I used to be a very happy person, for years. Mind you, I was younger and had a lot less stress. I was in better health, mentally and physically.
Over the past few years, I have gotten worse and worse. I now suffer from depression and anxiety.
My point is, the way I used to feel when I was younger and at my happiest - I remember that feeling so clearly. Sometimes I will sit and think of that time in my life and instantly become so happy. Nothing else feels the way that does to me.
My depression has become better through breathing exercises and meditation, but is still haunting me.
I want to know if anyone has an idea of why I've been having a feeling for a few months now of my future being better? Sometimes I think maybe I'm just hoping for it to be better, so my mind is playing tricks on me, but I'm not sure.

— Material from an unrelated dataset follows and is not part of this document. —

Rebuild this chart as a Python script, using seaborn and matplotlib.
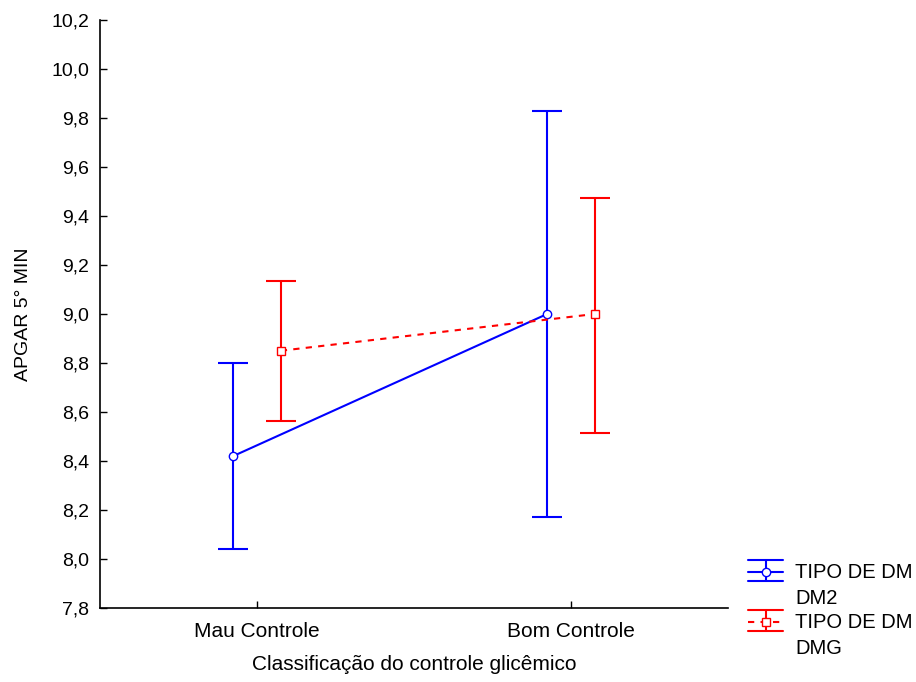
import numpy as np
import pandas as pd
import matplotlib
matplotlib.use('Agg')
import matplotlib.pyplot as plt
import seaborn as sns
from matplotlib.lines import Line2D
from matplotlib.ticker import FuncFormatter

# Data (means and confidence limits)
categories = ['Mau Controle', 'Bom Controle']
groups = ['DM2', 'DMG']
means_dm2 = [8.42, 9.00]
lower_dm2 = [8.04, 8.17]
upper_dm2 = [8.80, 9.83]
means_dmg = [8.85, 9.00]
lower_dmg = [8.565, 8.515]
upper_dmg = [9.135, 9.475]
y_ticks = [7.8, 8.0, 8.2, 8.4, 8.6, 8.8, 9.0, 9.2, 9.4, 9.6, 9.8, 10.0, 10.2]

colors = {'DM2': '#0000FF', 'DMG': '#FF0000'}
offsets = {'DM2': -0.076, 'DMG': 0.076}

sns.set_style('white')
plt.rcParams['font.family'] = ['Liberation Sans', 'DejaVu Sans']
plt.rcParams['text.color'] = 'black'
plt.rcParams['axes.labelcolor'] = 'black'
plt.rcParams['xtick.color'] = 'black'
plt.rcParams['ytick.color'] = 'black'

rows = []
for grp, means, lo, hi in [('DM2', means_dm2, lower_dm2, upper_dm2),
                           ('DMG', means_dmg, lower_dmg, upper_dmg)]:
    for i, cat in enumerate(categories):
        rows.append({'grupo': grp, 'cat': cat, 'x': i + offsets[grp],
                     'mean': means[i], 'lo': lo[i], 'hi': hi[i]})
df = pd.DataFrame(rows)

fig = plt.figure(figsize=(9.16, 6.82), dpi=100)
ax = fig.add_axes([100 / 916, 74 / 682, 628 / 916, 588 / 682])

# Error bars
for grp in groups:
    d = df[df['grupo'] == grp]
    ax.errorbar(d['x'], d['mean'], yerr=[d['mean'] - d['lo'], d['hi'] - d['mean']],
                fmt='none', ecolor=colors[grp], elinewidth=1.5, capsize=11,
                capthick=1.5, zorder=2)

# Means connected by lines
n_before = len(ax.lines)
sns.lineplot(data=df, x='x', y='mean', hue='grupo', style='grupo',
             palette=colors, dashes={'DM2': '', 'DMG': (3, 3)},
             markers={'DM2': 'o', 'DMG': 's'}, markersize=6,
             linewidth=1.5, legend=False, sort=False, ax=ax, zorder=3)
for line in ax.lines[n_before:]:
    line.set_markerfacecolor('white')
    line.set_markeredgecolor(line.get_color())
    line.set_markeredgewidth(1.0)

ax.set_xlim(-0.5, 1.5)
ax.set_ylim(7.8, 10.2)
ax.set_xticks(range(len(categories)))
ax.set_xticklabels(categories)
ax.set_yticks(y_ticks)
ax.yaxis.set_major_formatter(FuncFormatter(lambda v, p: f'{v:.1f}'.replace('.', ',')))
ax.tick_params(axis='both', direction='in', length=5, width=1, labelsize=14,
               pad=8, bottom=True, left=True, color='black', labelcolor='black')
ax.tick_params(axis='x', labelsize=15, pad=10)
ax.set_xlabel('Classificação do controle glicêmico', fontsize=15, labelpad=10)
ax.set_ylabel('APGAR 5° MIN', fontsize=14, labelpad=14)
for side in ['top', 'right']:
    ax.spines[side].set_visible(False)
for side in ['left', 'bottom']:
    ax.spines[side].set_color('black')
    ax.spines[side].set_linewidth(1.2)

# Legend drawn in pixel coordinates on an overlay
lax = fig.add_axes([0, 0, 1, 1])
lax.set_xlim(0, 916)
lax.set_ylim(682, 0)
lax.axis('off')
legend_items = [('DM2', 'o', '-', 572, 'TIPO DE DM\nDM2'),
                ('DMG', 's', (0, (3, 3)), 622, 'TIPO DE DM\nDMG')]
for grp, mk, ls, yc, label in legend_items:
    c = colors[grp]
    lax.add_line(Line2D([748, 783], [yc - 12, yc - 12], color=c, lw=1.5))
    lax.add_line(Line2D([748, 783], [yc + 9, yc + 9], color=c, lw=1.5))
    lax.add_line(Line2D([766, 766], [yc - 12, yc + 9], color=c, lw=1.5))
    lax.add_line(Line2D([748, 783], [yc, yc], color=c, lw=1.5, linestyle=ls))
    lax.add_line(Line2D([766], [yc], color=c, marker=mk, markersize=6,
                        markerfacecolor='white', markeredgecolor=c))
    lax.text(795, yc, label.split('\n')[0], fontsize=14.5, va='center', ha='left')
    lax.text(795, yc + 27, label.split('\n')[1], fontsize=14.5, va='center', ha='left')

fig.savefig('out.png', dpi=100)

I think about the future and FEEL something strong. As if my life will be okay and that I will be as happy as I was before. I have constant feelings of my future being great, like I will be successful at something or succeed in what it is that I want to do. I do have a few plans in the near future, and I feel as though my mind and body are pushing me to complete my projects.
I hope someone understands what I mean. It's difficult to put into words.
I guess it's like, having a feeling that something bad will happen, except this is the other way around. I've never had this feeling before. It feels so powerful.
Thank you all for reading, and thank you in advance for any help.